[Begin Information shown]
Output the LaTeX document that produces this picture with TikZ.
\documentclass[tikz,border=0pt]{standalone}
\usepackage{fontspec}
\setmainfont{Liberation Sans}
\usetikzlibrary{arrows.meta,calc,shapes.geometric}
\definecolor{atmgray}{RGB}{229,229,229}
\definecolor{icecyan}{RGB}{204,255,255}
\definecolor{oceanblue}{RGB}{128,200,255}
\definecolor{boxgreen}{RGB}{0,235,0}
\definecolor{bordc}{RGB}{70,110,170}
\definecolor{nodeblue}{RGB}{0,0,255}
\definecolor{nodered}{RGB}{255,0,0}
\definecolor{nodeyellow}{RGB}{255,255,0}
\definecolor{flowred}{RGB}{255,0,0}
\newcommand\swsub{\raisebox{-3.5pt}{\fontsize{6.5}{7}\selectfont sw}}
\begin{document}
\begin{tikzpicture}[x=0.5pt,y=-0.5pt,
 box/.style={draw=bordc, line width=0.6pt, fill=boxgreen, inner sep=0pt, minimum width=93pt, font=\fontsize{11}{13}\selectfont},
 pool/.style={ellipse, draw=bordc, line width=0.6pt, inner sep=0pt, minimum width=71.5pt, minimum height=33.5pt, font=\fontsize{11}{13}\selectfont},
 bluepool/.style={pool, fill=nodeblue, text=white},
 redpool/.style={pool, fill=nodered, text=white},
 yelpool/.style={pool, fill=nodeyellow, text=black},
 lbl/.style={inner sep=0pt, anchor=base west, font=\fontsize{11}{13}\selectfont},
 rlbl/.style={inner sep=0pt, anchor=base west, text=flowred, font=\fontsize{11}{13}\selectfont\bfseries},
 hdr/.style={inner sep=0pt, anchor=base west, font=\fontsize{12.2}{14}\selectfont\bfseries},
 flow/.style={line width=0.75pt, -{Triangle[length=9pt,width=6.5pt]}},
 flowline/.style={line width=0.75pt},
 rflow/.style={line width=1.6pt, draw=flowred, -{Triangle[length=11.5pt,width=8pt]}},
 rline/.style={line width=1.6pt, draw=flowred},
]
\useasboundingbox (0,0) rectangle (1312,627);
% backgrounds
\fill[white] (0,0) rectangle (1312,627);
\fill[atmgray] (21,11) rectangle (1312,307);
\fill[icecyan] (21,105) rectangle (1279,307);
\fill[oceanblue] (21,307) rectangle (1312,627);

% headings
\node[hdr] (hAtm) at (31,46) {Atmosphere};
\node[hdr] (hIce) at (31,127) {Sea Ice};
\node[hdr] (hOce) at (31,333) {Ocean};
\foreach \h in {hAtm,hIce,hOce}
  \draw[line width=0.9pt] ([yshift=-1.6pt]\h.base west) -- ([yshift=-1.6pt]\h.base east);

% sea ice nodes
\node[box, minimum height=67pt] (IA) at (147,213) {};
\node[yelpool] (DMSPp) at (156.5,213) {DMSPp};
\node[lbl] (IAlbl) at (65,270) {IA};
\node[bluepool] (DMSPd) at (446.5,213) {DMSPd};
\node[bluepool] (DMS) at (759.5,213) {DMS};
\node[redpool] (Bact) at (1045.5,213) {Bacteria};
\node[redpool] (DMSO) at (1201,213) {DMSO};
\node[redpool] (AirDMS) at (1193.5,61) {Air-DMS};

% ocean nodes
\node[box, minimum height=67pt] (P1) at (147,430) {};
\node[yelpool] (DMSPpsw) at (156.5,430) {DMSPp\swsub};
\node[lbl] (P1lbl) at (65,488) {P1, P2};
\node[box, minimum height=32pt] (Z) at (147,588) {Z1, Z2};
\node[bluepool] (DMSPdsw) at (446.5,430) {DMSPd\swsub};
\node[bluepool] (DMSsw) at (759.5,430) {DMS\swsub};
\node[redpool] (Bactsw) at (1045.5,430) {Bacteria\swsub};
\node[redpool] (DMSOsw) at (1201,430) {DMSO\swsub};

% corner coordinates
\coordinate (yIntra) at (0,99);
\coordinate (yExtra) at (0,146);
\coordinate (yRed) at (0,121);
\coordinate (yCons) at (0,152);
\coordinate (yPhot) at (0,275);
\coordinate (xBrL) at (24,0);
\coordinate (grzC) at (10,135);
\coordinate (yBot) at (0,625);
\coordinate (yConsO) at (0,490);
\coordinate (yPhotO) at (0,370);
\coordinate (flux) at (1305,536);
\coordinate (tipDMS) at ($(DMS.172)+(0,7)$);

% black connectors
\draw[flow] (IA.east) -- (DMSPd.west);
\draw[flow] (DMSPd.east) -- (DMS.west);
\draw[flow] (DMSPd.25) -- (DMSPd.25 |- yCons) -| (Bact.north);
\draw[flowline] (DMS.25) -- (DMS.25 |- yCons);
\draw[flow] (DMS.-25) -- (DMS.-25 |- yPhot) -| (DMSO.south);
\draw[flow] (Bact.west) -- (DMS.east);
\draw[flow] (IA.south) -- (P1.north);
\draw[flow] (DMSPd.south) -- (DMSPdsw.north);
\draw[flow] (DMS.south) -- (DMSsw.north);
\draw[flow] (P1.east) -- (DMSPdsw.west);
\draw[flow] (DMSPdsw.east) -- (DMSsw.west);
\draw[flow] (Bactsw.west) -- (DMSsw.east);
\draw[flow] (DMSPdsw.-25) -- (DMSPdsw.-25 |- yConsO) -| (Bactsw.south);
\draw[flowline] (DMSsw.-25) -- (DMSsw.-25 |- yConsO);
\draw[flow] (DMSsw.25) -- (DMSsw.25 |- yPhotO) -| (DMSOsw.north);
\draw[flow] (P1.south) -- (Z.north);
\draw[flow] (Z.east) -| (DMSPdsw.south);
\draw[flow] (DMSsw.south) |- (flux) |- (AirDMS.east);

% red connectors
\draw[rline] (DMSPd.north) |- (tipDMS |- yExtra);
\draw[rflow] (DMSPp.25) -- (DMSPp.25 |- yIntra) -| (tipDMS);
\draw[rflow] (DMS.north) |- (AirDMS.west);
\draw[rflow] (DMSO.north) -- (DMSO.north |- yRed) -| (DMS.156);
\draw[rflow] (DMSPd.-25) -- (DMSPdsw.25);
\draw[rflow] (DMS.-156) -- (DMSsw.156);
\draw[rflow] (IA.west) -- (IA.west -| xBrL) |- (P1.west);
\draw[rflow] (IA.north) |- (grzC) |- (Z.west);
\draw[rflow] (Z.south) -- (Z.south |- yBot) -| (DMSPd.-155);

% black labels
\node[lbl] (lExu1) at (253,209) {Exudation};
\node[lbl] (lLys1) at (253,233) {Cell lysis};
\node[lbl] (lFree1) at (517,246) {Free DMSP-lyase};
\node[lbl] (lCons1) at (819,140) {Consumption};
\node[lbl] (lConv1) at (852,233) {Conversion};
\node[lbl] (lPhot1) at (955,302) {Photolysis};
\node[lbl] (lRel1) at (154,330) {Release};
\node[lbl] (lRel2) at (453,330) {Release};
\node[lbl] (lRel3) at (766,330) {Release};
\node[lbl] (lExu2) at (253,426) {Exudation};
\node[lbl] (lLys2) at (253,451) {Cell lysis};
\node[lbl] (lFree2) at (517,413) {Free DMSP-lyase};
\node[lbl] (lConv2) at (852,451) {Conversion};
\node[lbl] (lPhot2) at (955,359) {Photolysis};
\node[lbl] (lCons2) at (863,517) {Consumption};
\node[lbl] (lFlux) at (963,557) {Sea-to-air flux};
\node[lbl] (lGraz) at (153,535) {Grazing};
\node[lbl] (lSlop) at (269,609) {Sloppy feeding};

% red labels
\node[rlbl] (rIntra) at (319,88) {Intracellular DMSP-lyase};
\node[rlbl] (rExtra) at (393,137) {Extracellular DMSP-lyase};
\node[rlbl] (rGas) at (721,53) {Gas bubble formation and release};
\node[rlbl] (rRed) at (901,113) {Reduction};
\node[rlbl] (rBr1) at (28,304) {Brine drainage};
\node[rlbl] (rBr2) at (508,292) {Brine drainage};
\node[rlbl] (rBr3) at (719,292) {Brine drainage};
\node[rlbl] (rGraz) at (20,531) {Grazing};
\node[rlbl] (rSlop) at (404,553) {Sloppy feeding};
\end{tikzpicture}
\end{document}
[End Information shown]
## Task directions
Return exactly the lines from the beginning of the data above through the one containing "(21,307) rectangle (1312,627);", please. Include both end lines and add nothing else.

## Written answer
Output the LaTeX document that produces this picture with TikZ.
\documentclass[tikz,border=0pt]{standalone}
\usepackage{fontspec}
\setmainfont{Liberation Sans}
\usetikzlibrary{arrows.meta,calc,shapes.geometric}
\definecolor{atmgray}{RGB}{229,229,229}
\definecolor{icecyan}{RGB}{204,255,255}
\definecolor{oceanblue}{RGB}{128,200,255}
\definecolor{boxgreen}{RGB}{0,235,0}
\definecolor{bordc}{RGB}{70,110,170}
\definecolor{nodeblue}{RGB}{0,0,255}
\definecolor{nodered}{RGB}{255,0,0}
\definecolor{nodeyellow}{RGB}{255,255,0}
\definecolor{flowred}{RGB}{255,0,0}
\newcommand\swsub{\raisebox{-3.5pt}{\fontsize{6.5}{7}\selectfont sw}}
\begin{document}
\begin{tikzpicture}[x=0.5pt,y=-0.5pt,
 box/.style={draw=bordc, line width=0.6pt, fill=boxgreen, inner sep=0pt, minimum width=93pt, font=\fontsize{11}{13}\selectfont},
 pool/.style={ellipse, draw=bordc, line width=0.6pt, inner sep=0pt, minimum width=71.5pt, minimum height=33.5pt, font=\fontsize{11}{13}\selectfont},
 bluepool/.style={pool, fill=nodeblue, text=white},
 redpool/.style={pool, fill=nodered, text=white},
 yelpool/.style={pool, fill=nodeyellow, text=black},
 lbl/.style={inner sep=0pt, anchor=base west, font=\fontsize{11}{13}\selectfont},
 rlbl/.style={inner sep=0pt, anchor=base west, text=flowred, font=\fontsize{11}{13}\selectfont\bfseries},
 hdr/.style={inner sep=0pt, anchor=base west, font=\fontsize{12.2}{14}\selectfont\bfseries},
 flow/.style={line width=0.75pt, -{Triangle[length=9pt,width=6.5pt]}},
 flowline/.style={line width=0.75pt},
 rflow/.style={line width=1.6pt, draw=flowred, -{Triangle[length=11.5pt,width=8pt]}},
 rline/.style={line width=1.6pt, draw=flowred},
]
\useasboundingbox (0,0) rectangle (1312,627);
% backgrounds
\fill[white] (0,0) rectangle (1312,627);
\fill[atmgray] (21,11) rectangle (1312,307);
\fill[icecyan] (21,105) rectangle (1279,307);
\fill[oceanblue] (21,307) rectangle (1312,627);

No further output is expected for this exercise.